[Figure scripts]
+===+

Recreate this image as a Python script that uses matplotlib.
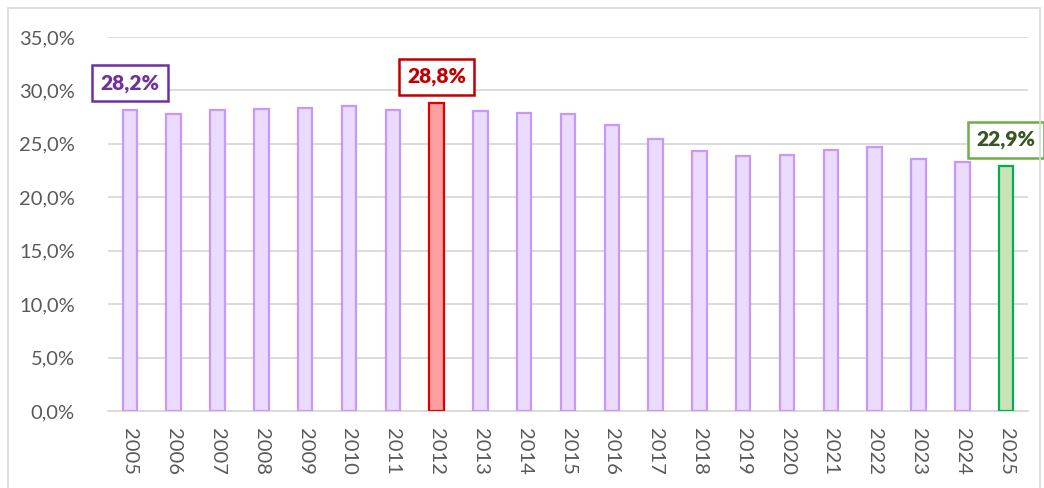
import matplotlib
matplotlib.use("Agg")
import matplotlib.pyplot as plt
from matplotlib.patches import Rectangle
from matplotlib.ticker import FuncFormatter, MultipleLocator

years = [str(y) for y in range(2005, 2026)]
values = [28.2, 27.8, 28.2, 28.3, 28.4, 28.5, 28.2, 28.8, 28.1, 27.9, 27.8,
          26.8, 25.5, 24.3, 23.9, 24.0, 24.4, 24.7, 23.6, 23.3, 22.9]

highlight = {"2005": ("#7030A0", "#7030A0"),
             "2012": ("#C00000", "#C00000"),
             "2025": ("#375623", "#70AD47")}

plt.rcParams['font.family'] = ['Lato', 'DejaVu Sans']

W, H = 1044, 488
fig = plt.figure(figsize=(W / 100, H / 100), dpi=100)
ax = fig.add_axes([108 / W, (H - 411) / H, (1028 - 108) / W, (411 - 37) / H])

face = []
edge = []
for y in years:
    if y == "2012":
        face.append("#FF9F9F"); edge.append("#E00000")
    elif y == "2025":
        face.append("#C9E2B8"); edge.append("#00B050")
    else:
        face.append("#EADBFF"); edge.append("#C798FA")

x = list(range(len(years)))
ax.bar(x, values, width=0.33, color=face, edgecolor=edge, linewidth=1.6, zorder=3)

ax.set_xlim(-0.5, len(years) - 0.5)
ax.set_ylim(0, 35)
ax.yaxis.set_major_locator(MultipleLocator(5))
ax.yaxis.set_major_formatter(FuncFormatter(lambda v, p: f"{v:.1f}%".replace('.', ',')))
ax.grid(axis='y', color='#D9D9D9', linewidth=1.3, zorder=0)
ax.set_axisbelow(True)
for s in ['top', 'right', 'left']:
    ax.spines[s].set_visible(False)
ax.spines['bottom'].set_color('#D9D9D9')
ax.spines['bottom'].set_linewidth(1.3)
ax.set_xticks(x)
ax.set_xticklabels(years, rotation=270)
ax.tick_params(axis='both', length=0, labelsize=14.5, colors='#595959')
ax.tick_params(axis='y', pad=24)
ax.tick_params(axis='x', pad=12)

for i, (y, v) in enumerate(zip(years, values)):
    if y in highlight:
        tc, bc = highlight[y]
        ax.annotate(f"{v:.1f}%".replace('.', ','), xy=(i, v), xytext=(0, 19),
                    textcoords='offset points', ha='center', va='center',
                    fontsize=15, fontweight='heavy', color=tc, zorder=5,
                    bbox=dict(boxstyle='square,pad=0.4', facecolor='white',
                              edgecolor=bc, linewidth=1.8))

fig.patches.append(Rectangle((8 / W, -0.05), (1040 - 8) / W, (H - 8) / H + 0.05,
                             transform=fig.transFigure, fill=False,
                             edgecolor='#D9D9D9', linewidth=1.2))

fig.savefig("out.png", dpi=100)
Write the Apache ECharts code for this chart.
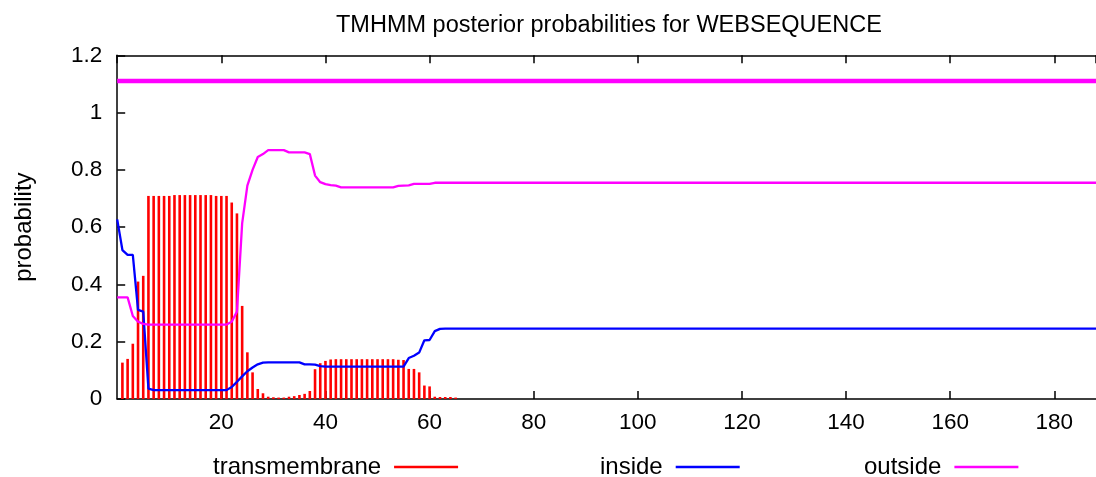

+===+

Out of the material above, select every line that holds the string "this".

Answer:
Recreate this image as a Python script that uses matplotlib.
Write the Apache ECharts code for this chart.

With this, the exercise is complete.